Al-Sisi’s government engineers bold reforms, more structural adjustment required: IMF

Nicholas Mehling
6 Min Read
(AFP Photo)

“Let me start with the good news. The journey to higher growth has already begun,” Christine Lagarde announced at the Egypt Economic Development Conference held last year in Sharm el-Sheikh that outlined Al-Sisi’s plan for economic reform.

Egypt’s reform has been celebrated by a number of international financial institutions and foreign investors; however, greater measures are needed according to the International Monetary Fund.

According the IMF a balanced budget is the main goal for Egypt. The 8.9% of the GDP budget deficit has expanded as a result of high expenditure on wages, around 14% of GDP, and subsidies and interest on past loan payments which make up 28% of the 2015/2016 budget.

While a number of organisations have applauded Egypt on the removal of energy subsidies, they expect Egypt to push further with reforms by removing most, if not all, subsidies. According to Christine Lagarde: “Beginning this process was a major achievement. Continuing it will be equally important, and completing it for good, the ultimate goal.”

Increasing revenues through taxation on goods and services has also been a major objective of both the government and the IMF despite the desire for the removal of the capital gains and income tax.

A value-added tax (VAT) has been approved by the cabinet, but has not yet been approved by parliament, who is hesitant to implement the tax due to the backlash it is likely to receive from the public. Banks have also refused to implement VAT.

The Egyptian government is facing a massive shortage in finances as a result of capital flight, the collapse of tourism, decreasing exports and increasing imports have resulted in the draining of reserves.
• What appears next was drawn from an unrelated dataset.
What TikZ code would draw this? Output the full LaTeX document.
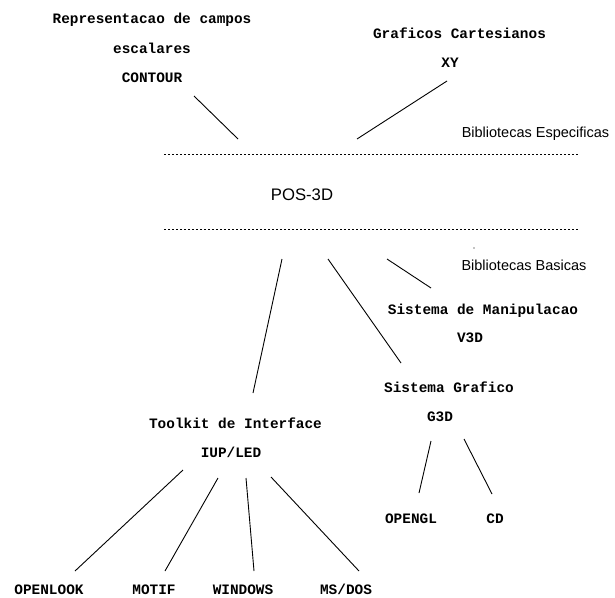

Besides the implementation of a VAT tax, the IMF wants Egypt to liberalise the exchange rate.

However, according to the April 2016 World Economic Outlook published by the IMF, the fund claimed that floating the exchange rate would only reduce the impact of capital shortfalls, not reverse it. The lack of capital to emerging economies is a result of increased profits in advanced economies due to higher quality labour and commodity markets, diverting investment from countries like Egypt.

The budget deficit has resulted in a lack of credit for social and infrastructural development and has forced the Egyptian government to seek financing from abroad.

Since negations for a loan from the IMF stalled in 2013, a number of international donors suspended aid to Egypt, including USAID, which has reduced economic funding yo the Egyptian government from $1.3bn to $200m according to Michele Dunne, a senior associate with the Carnegie Endowment for International Peace.

According to documents obtained by Mada Masr as well as former deputy prime minister Zied Eldin, the first instalment of a World Bank loan is contingent on the implementation of a number of structural adjustment policies prescribed by the IMF and outlined by Christine Lagarde’s speech in 2015. This includes new investment laws, removal of subsidies, liberalisation, and privatisation of utilities, VAT and other trade and economic liberalisation measures. The loan can be continuously delayed until the IMF is satisfied by Egypt’s commitment to reform.

She stated that further work can also be committed to openness to trade and the business environment in which Egypt ranks 119 out of 142 in the World Economic Forum’s Competitiveness Index.

Lagarde stated that the way Egypt could attain a top 50 spot in the index is the implementation of the new investment law, which allows for an untaxed transfer of profits abroad.

“Yet, investment only goes where there is confidence and policy certainty,” said Lagarde.

Egypt and the Middle East have faced a number of challenges since 2011 and social unrest, changes in government and uncertainty have been cited as the main concerns for businesses and investment. The lingering concern of domestic and regional security have played a major role in frightening investors.

When asked about Egypt’s risk of doing business and what the IMF plans to do to reduce risk in Egypt, José Viñals, director of the Monetary and Capital Markets Department at the IMF, stated that “these risks are of a non-economic nature, the solution must come from elsewhere”.

Many investors believe that the regime unstable, losing popularity and facing mounting discontent as a result of human rights abuses, the selling of the Tiran and Sanafir islands, and even the economic reforms themselves.

Long term poverty has risen to 26.3% according to CAPMAS, while 17.2% do not have access to their daily nutritional needs and 13.4% of the population does not have access to any income according to government statistics.

In order to fulfill social justice, the parliament is working on passing a cash transfer programme to help people pay for goods and services, according to Zied Eldin. However, during a lecture at the American University in Cairo, Zied Eldin admitted that without transparency it is unlikely to be effective.